The guy I like, and have known for three years, suffers from depression. He says he’s had feelings for me since the beginning, but he doesn't want anything serious right now.
We've both had short relationships within the time we've known each other, but the spark between us has always sort of been there.
I want to be serious with him.
He said he doesn't want to hurt me and shouldn't be in a relationship. Should I wait around, try my best to help him through this, and hope for the best? Or should I just listen to his words and move on?
A relationship can’t thrive on what only one person wants.
He’s been very clear, and also very fair. He cannot handle a serious relationship now. That’s why he’s only had short-term involvements.
He knows what he experiences through this depression and doesn’t want to bring you closer, knowing that his condition might cause him to hurt you in some way, such as through distancing, or rejection.

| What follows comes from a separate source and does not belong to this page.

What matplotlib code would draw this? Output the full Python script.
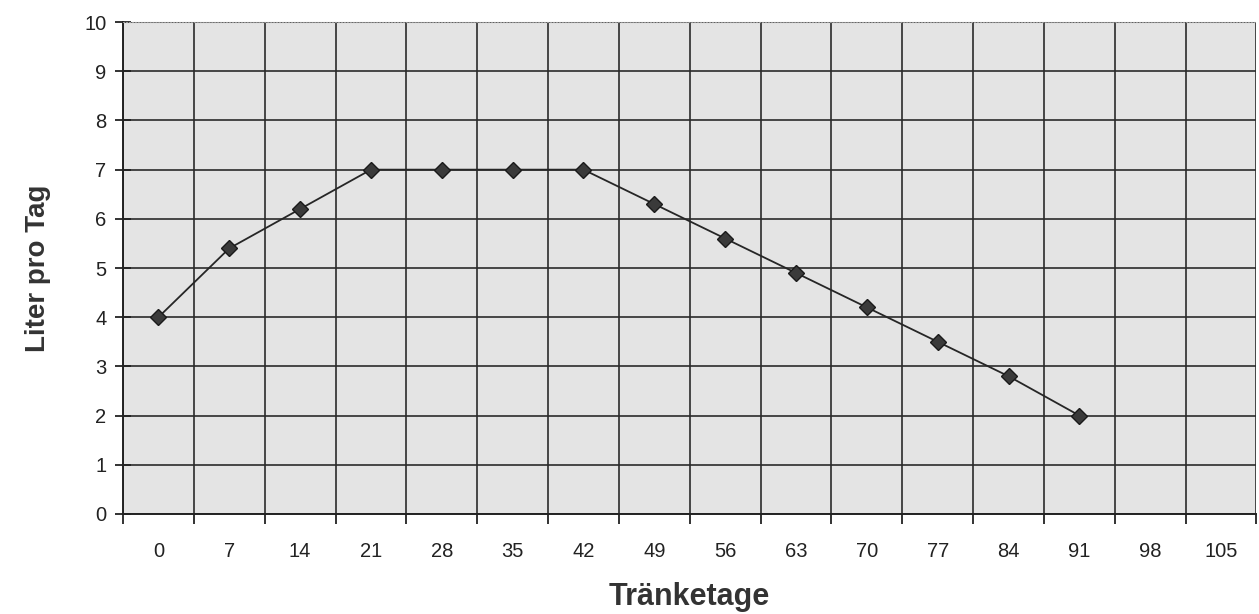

Stay friends if you can, but do NOT build expectations or false hopes. He needs to deal with his treatment – whether therapy alone or with medication.
The best “help” you can give him is to encourage he continues treatment, and avoid pursuing your own interests regarding him while ignoring his wishes.
I was a former pro athlete, for which I trained since childhood. I was wholly immersed in that life.
Injury forced me out almost twenty years ago. I know that career, that life, is over, but admit to being in denial about it on the inside.
I keep secretly thinking all I need is one good chance and it can all be restored.
My attempts to start a new career have been thwarted several times. I've been back to graduate school three times, and each time was interrupted by an international move (spouse's work), physical problems, and other limitations I’ve been unable to control or alter.
Now that I live in Quebec there is also a major problem with the language barrier, as far as work is concerned.
I've always worked and supported myself, but it has mostly been with entry level, physical jobs.
I've almost accepted that will be my life, since I enjoy physical labor, moving, being active.
But now pain and complications from my most recent surgery have left me with a significant risk of re-injury. I cannot do heavy lifting, bend, kneel, squat, stretch, run, or sit for longer than thirty minutes.
It eliminates the one satisfying thing I love - activity - and leaves me dependent for certain household chores.
No sports, no gardening, no yoga, no physical exertion at work.
Yes, I’m in therapy. Still forcing myself to socialize, volunteer, work.
But the sorrow just won't leave. I feel no hope for independence, financial stability, meaning, accomplishment, or a day without pain.
Living With Sadness
Stay with your therapy but also investigate some additional modes of positive thinking and mind calming such as meditation, breathing exercises, etc.
Hopefully, readers, some of them injured athletes with dashed hopes like yourself, will have some suggestions for you which I’ll publish.
Socializing with people you like, volunteering and working to feel some independent accomplishment at any level, will prevent allowing yourself to be isolated.
You need to stay mentally stimulated through conversation, reading, exploring new ideas… whatever holds your interest.
I look forward to receiving readers’ suggestions through email@example.com.
My brother isn’t allowing children at his wedding reception. We feel offended by this, as we don't trust anyone to watch our child. We never leave our kid with a babysitter.
We’ve told them we won't come.
It sounds like you both got the same stubbornness gene.
Just as you have a right to decide not to use a babysitter, he has a right to decide not to have children present at his wedding.
His isn’t an uncommon decision, nor is yours. Many people have found a workable solution to this, and so could you - if you’re both willing.
You could bring a trusted person (family member or close friend, not a hired babysitter) to be with your child and some toys, books, etc. in another room nearby where the reception’s being held.
You could periodically check on the child just steps away, and leave early.
If you want future sibling harmony, it’s worth considering.
Tip of the day:
A relationship can’t go forward on only one person’s push.